Shining the light on hidden slavery

According to “Hidden Slaves,” the majority of forced laborers were people trafficked in from China, Mexico and Vietnam. However, there are a large number of people who are born into slavery here in the United States. According to “Hidden Slaves,” many ethnic groups are affected. “Although many victims are immigrants, some are U.S. residents or citizens,” it states.

A case study in the “Hidden Slaves” report illustrates the point. A 13-year-old girl was abducted while waiting at a bus stop in Cleveland, Ohio, and then taken to Detroit, where she was held in a house full of other captive females. She and the others were forced to strip and have sex with male visitors and to sell trinkets at local malls.

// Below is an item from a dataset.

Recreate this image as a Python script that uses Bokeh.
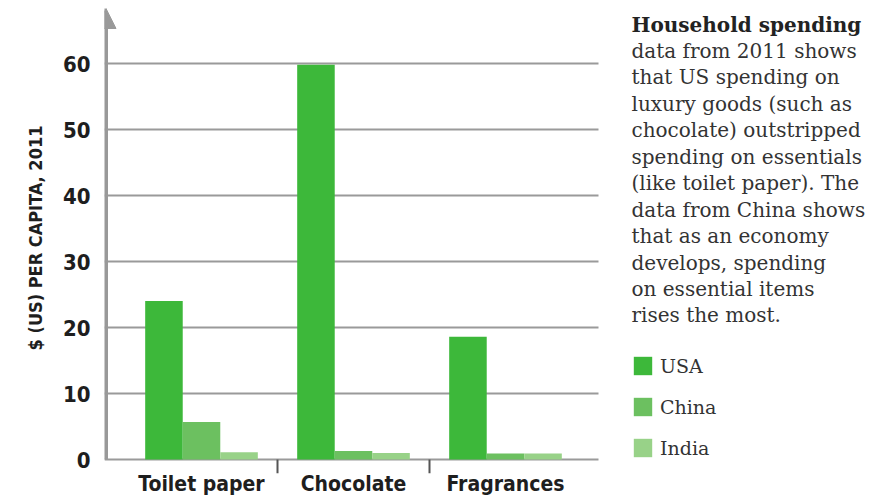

The girls were disciplined using a carrot and stick approach. They were not allowed to go anywhere, even within the house, without a chaperone. If they were “good,” they were rewarded slightly. If they were “bad,” they were beaten violently.

The 13-year old girl eventually escaped. In January 2003, when she was taken to a Detroit mall, she ran into a convenience store and begged for help. She led police back to the house, and the perpetrators were arrested and found to have been operating a forced-labor ring since as far back as 1995.

According to the report, “Most of the teenagers reported being so afraid of [their captor] that they did not attend his formal sentencing hearing. Some of [his] victims say they now sleep with nightlights on or crawl into bed with their mothers. Others say they are experiencing emotional problems. One young woman, who was raped repeatedly at the Detroit house, is pregnant.”

Stressing the inhumane nature of the practice, the report continues, “Victims of forced labor have been raped, assaulted and murdered. They have been held in absolute control by their captors and stripped of their dignity. Some have been subjected to forced abortion. … Some have died during their enslavement.”

The report says that in the last five years alone, the press reports have indicated that 19,254 people were found in 131 situations involving forced labor.

“We found incidents of slavery from coast to coast in over 90 different locations throughout the States, and that’s from everywhere from New York and California certainly, but also Texas, areas in the Midwest as well,” he continued. “Slavery and trafficking is the third most lucrative form of organized crime, just behind drugs and weapons trafficking in the world, and that certainly applies to the U.S., too.”

The “Hidden Slaves” report notes that, while the U.S. has a law on the books — the Trafficking Victims Protection Act — federal law does not go far enough in helping those in slavery. Victims of forced labor are scared to come forward because of their “illegal” status, and are wary of talking to authorities. Therefore, most of the work done falls to poorly financed nongovernmental organizations.

The anti-trafficking law has other limitations, as well. By requiring that victims actively cooperate with the authorities, the law “creates the perception that survivors are … instruments of law enforcement, rather than individuals who are … deserving of … restoration of their human rights.”

While UN-affiliated agencies and NGOs within the United States are working to end the practice — with important successes, as in the case of Anna — the problem of forced labor continues to be widespread, and, as activists claim, people worldwide need to step up the pressure on their respective governments to enact measures to end the practice forever.